Эти суждения, отражающие воззрения Островского на рубеже 40–50-х годов, помогают понять гражданский и общечеловеческий диапазон его "картин" и "сцен", локальных "драматических этюдов", в которых проще всего было увидеть "картину нравов". Именно "нетворческий" талант, состоящий в наблюдательности и "способности в общие черты возводить случаи, разбросанные в жизни", усмотрел в сочинениях молодого Островского ("Утро молодого человека", "Неожиданный случай", отрывок из комедии "Бедная невеста") критик "Современника". Он настаивал на том, что, подражая Гоголю, писатель смог передать только то, что пришло к нему извне ("дано ему жизнью"). Поэтому "обстановка" в приемной Семена Парамоныча Недопекина, новоиспеченного аристократа из купцов, в "Утре молодого человека" "спасает" пьесу – колоритом она напоминает гоголевские сцены "Утро делового человека" и "Лакейская", побуждая прочитывать "этюд" Островского в их ключе. Возможно, именно подчеркнутая ориентация автора на Гоголя помешала критику заметить, что герой Островского в своих потенциальных проявлениях не равен "амплуа" промотавшегося купчика, карикатурно подражающего аристократии, невежды и галломана. В традиции жанровых картин П. А. Федотова о таком герое можно было бы сказать: "На брюхе – шелк, а в брюхе – щелк" (подпись художника к картине "Завтрак аристократа"). Островский, однако, расширяет понятие "обстановки" в такой степени, что "типаж" обретает собственную и по-своему неповторимую судьбу: зритель не может не ощущать за внешней бравадой героя скрытую неуверенность, сознание своей "полуобразованности", неловкость не только за настоящее, но и за прошлое, где в купеческих переулках остался и вовсе необразованный – по европейским меркам – но родной, взрастивший его мир.

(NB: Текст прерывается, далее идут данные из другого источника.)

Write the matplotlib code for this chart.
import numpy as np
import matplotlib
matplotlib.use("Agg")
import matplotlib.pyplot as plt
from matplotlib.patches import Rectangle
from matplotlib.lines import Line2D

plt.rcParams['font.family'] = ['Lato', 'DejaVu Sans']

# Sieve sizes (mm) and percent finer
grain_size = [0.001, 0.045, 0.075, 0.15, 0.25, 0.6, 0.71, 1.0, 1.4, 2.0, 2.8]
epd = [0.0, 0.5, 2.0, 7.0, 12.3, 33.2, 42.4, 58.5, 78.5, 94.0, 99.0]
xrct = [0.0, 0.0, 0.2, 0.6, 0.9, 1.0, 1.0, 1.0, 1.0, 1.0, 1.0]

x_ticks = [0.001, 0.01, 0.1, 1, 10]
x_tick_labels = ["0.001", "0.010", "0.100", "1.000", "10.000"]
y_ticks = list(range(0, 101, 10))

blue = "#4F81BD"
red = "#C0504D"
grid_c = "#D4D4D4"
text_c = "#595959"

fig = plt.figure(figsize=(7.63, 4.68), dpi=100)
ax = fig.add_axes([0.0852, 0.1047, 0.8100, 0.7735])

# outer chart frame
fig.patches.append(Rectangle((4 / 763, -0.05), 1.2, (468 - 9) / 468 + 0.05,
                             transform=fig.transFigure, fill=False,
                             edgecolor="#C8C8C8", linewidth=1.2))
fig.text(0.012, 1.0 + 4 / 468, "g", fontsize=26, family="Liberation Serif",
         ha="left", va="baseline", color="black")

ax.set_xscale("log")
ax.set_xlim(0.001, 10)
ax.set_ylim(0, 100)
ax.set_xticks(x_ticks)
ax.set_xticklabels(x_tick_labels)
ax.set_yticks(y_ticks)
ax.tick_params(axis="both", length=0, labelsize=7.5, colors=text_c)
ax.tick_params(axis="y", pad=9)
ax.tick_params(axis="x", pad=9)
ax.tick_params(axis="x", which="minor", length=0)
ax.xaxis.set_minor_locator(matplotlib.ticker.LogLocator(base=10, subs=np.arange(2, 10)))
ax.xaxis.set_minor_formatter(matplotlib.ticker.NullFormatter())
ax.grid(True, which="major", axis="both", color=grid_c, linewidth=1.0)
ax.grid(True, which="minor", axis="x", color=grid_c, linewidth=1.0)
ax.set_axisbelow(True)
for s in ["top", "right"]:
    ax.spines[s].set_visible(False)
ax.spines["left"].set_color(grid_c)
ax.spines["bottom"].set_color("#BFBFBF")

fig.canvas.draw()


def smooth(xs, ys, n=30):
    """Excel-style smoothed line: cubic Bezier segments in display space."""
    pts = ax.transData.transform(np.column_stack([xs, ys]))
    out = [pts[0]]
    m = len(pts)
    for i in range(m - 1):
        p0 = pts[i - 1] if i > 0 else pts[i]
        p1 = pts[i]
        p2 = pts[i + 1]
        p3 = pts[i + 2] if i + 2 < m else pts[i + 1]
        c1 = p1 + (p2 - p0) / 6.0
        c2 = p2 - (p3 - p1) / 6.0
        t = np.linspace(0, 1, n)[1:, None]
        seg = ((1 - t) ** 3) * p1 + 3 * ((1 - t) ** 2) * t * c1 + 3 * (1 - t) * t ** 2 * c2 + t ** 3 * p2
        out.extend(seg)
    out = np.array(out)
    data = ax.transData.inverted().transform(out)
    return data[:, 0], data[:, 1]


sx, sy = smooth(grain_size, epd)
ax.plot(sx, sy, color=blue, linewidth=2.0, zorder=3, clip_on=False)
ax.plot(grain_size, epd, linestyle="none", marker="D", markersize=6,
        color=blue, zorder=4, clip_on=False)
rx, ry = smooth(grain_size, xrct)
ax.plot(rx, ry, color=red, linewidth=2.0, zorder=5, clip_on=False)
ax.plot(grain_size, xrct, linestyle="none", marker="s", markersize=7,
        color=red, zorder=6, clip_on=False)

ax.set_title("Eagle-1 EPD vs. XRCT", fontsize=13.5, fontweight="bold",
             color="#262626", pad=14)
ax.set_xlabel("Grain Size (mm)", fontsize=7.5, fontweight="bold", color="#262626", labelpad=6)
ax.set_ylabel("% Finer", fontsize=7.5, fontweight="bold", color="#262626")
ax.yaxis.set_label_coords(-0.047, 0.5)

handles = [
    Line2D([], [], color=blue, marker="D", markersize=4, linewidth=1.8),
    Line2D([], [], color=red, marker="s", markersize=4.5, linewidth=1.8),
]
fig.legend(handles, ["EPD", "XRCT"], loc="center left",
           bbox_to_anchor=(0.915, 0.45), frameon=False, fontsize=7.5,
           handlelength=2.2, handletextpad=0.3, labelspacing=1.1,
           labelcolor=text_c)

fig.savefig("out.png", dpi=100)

Если значение "обстановки" не абсолютизировалось Островским в "сценах из купеческого быта" (к ним, прежде всего, относится комедия "Семейная картина" – первая законченная пьес’а молодого драматурга, первоначально называвшаяся "Картина семейного счастья", 1847), то тем более относительно ее значение в era сочинениях с психологической тенденцией – "драматическом этюде" "Неожиданный случай" и комедии "Бедная невеста". "Неожиданный случай" по самой своей структуре восходит к психологическому этюду Н. М. Карамзина "Чувствительный и холодный", имеющему подзаголовок "Два характера". В письме М. П. Погодину, датированном концом апреля 1851 г., драматург пояснил свой замысел: "…Я хотел показать только все отношения, вытекающие из характеров двух лиц, изображенных мною; а так как в моем намерении не было писать комедию, то я и представил их голо, почти без обстановки (отчего и назвал этюдом)", учитывая "шаткие и условные положения", исходя из которых пьесу будет судить критика. Преодоление "типического" за счет внутренних ресурсов персонажей истолковывалось как "бесцветность" и невыразительность, что еще в большей степени было отнесено впоследствии к пятиактной "Бедной невесте".

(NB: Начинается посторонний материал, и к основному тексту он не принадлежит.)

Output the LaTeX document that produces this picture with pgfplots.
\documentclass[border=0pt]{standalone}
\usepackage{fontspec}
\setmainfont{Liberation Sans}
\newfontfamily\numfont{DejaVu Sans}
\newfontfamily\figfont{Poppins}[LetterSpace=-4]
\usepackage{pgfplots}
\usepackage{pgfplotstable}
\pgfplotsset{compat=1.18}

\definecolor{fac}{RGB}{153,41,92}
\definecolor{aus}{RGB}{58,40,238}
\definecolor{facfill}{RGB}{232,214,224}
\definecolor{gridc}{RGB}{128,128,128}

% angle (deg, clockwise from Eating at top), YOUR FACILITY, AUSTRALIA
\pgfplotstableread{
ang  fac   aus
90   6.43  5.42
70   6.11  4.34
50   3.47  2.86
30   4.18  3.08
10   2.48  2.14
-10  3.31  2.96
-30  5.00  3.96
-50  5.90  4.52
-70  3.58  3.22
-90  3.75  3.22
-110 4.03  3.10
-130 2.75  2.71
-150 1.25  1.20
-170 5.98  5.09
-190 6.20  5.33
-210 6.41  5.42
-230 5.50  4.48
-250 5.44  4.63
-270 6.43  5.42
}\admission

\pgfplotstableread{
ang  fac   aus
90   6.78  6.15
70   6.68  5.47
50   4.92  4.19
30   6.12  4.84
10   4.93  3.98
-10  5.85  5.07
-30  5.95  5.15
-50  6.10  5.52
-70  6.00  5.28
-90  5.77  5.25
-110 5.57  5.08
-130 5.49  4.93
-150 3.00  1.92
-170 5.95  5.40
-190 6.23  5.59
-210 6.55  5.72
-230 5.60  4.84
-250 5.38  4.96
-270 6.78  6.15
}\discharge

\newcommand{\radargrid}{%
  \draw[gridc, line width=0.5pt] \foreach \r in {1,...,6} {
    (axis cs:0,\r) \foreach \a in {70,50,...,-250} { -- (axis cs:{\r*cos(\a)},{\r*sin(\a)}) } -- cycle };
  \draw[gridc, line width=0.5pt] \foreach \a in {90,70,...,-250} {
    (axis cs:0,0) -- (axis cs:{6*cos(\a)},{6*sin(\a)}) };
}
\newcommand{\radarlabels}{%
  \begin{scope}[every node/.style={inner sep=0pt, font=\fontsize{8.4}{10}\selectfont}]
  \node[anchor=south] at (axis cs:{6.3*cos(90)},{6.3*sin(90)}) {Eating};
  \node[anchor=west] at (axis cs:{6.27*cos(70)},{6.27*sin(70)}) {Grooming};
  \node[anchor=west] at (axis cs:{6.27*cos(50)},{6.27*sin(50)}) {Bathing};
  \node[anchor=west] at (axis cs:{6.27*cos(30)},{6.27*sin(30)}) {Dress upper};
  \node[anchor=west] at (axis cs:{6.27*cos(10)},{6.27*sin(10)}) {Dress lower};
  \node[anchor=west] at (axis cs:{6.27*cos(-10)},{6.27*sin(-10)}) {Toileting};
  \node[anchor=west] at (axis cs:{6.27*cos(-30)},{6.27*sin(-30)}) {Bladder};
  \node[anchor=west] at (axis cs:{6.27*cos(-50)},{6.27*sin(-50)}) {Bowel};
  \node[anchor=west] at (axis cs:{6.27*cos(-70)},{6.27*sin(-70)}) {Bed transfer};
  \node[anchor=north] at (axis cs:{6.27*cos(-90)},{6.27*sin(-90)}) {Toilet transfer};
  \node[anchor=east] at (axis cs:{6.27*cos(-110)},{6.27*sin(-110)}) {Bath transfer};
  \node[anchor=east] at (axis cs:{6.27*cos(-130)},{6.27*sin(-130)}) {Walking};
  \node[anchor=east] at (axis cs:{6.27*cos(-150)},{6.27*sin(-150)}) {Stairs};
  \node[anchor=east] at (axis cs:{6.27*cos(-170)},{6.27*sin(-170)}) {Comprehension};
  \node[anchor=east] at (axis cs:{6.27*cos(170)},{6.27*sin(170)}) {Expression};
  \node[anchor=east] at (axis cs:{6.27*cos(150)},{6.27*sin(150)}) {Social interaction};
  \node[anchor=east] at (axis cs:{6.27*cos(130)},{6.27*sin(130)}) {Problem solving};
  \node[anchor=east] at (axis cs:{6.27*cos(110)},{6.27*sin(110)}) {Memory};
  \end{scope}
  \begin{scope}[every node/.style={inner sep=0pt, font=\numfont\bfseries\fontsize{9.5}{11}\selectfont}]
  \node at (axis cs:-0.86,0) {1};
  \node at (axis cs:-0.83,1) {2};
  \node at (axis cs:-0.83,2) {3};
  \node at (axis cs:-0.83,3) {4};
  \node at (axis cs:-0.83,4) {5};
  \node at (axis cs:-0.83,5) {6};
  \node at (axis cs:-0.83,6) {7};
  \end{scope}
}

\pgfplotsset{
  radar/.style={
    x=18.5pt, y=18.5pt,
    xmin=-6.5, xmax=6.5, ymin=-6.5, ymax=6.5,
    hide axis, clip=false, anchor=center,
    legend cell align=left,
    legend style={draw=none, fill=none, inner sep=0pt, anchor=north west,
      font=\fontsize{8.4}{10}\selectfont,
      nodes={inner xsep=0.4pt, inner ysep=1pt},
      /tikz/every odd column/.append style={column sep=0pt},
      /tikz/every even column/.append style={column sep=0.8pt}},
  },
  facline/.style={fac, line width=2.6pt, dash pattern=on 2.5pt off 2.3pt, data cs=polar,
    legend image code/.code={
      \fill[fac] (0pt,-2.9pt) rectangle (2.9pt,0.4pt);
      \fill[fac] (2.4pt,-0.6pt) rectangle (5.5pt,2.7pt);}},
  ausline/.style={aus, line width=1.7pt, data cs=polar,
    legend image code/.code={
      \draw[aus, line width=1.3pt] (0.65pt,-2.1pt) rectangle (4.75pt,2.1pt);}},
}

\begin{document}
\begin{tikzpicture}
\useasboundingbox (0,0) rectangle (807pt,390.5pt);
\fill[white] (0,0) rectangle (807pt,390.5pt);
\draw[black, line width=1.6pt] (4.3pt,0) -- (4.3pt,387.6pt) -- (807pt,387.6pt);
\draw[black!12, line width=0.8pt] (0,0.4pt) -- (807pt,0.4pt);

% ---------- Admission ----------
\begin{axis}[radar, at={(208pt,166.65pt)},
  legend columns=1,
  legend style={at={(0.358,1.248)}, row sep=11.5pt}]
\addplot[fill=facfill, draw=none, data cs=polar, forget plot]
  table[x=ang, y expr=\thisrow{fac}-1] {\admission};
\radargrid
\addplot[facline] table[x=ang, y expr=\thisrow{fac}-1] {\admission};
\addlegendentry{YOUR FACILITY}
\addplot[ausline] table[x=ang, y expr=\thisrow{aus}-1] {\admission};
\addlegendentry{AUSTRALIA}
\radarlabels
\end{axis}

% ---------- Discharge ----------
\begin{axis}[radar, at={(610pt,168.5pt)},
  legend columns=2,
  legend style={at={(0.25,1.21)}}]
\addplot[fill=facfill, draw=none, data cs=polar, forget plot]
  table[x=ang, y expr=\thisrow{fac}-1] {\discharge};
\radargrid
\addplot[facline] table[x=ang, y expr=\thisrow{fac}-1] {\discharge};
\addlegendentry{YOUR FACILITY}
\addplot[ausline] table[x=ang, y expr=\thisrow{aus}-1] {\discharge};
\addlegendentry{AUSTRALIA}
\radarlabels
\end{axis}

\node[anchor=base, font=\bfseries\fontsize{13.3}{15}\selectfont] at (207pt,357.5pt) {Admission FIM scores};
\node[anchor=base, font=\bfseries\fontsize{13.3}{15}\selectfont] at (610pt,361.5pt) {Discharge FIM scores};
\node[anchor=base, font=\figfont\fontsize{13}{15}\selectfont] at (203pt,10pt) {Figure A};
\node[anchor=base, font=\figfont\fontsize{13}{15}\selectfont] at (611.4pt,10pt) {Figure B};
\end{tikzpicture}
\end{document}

"Бедная невеста" (1851) – "одно из лучших произведений нашего знаменитого драматурга" (И. С. Тургенев) – в свое время не получила признания критики, и в том числе автора "Записок охотника". Связь этой пьесы с повестями "натуральной школы" (в ее психологическом плане) воспринималась как драматургическая натяжка, охарактеризованная в рецензии Тургенева как "ложно тонкий психологический анализ", который, однако, не в состоянии придать "незначительным" людям и "речам" глубины и значительности ("Видно, тайна "возводить в перл создания" даже самую пошлость не каждому удается…"). Вместе с тем, рецензент проницательно отметил "простоту" содержания, придающую комедии живость и "истинность" (сам Островский подчеркнул как достоинство повести Е. Тур "Ошибка" то, что ее "интрига чрезвычайно проста"); он указал также на впечатляющие глубиной (в перспективе предвещающей чеховскую поэтику) сцены прощания Марьи Андреевы с Меричем и игры в карты с Милашиным: "…Маша, с трудом удерживая рыдания, играет с ним в дураки…". Здесь впервые психологическим центром становится драма героини, предвосхищая "Грозу" и более поздние пьесы Островского, в первую очередь "Бесприданницу". Невеста – "бедная", потому что избрала не суженого себе, а дурного, нелюбимого человека, и "счастливая" развязка не решает вопроса, можно ли оправдать подобный выбор обстоятельствами, участью бесприданницы, которую она раскрывает почти теми же словами, что и впоследствии Лариса: "Иной торгует меня, как вещь какую-нибудь…". Переключение поэтики "Бедной невесты" в морально-психологический план, при сохранении бытового правдоподобия, подчеркивается и обращением к не обладающей яркой колоритностью среде околомещанских слоев дворянской интеллигенции, где действуют разночинцы и мелкие чиновники.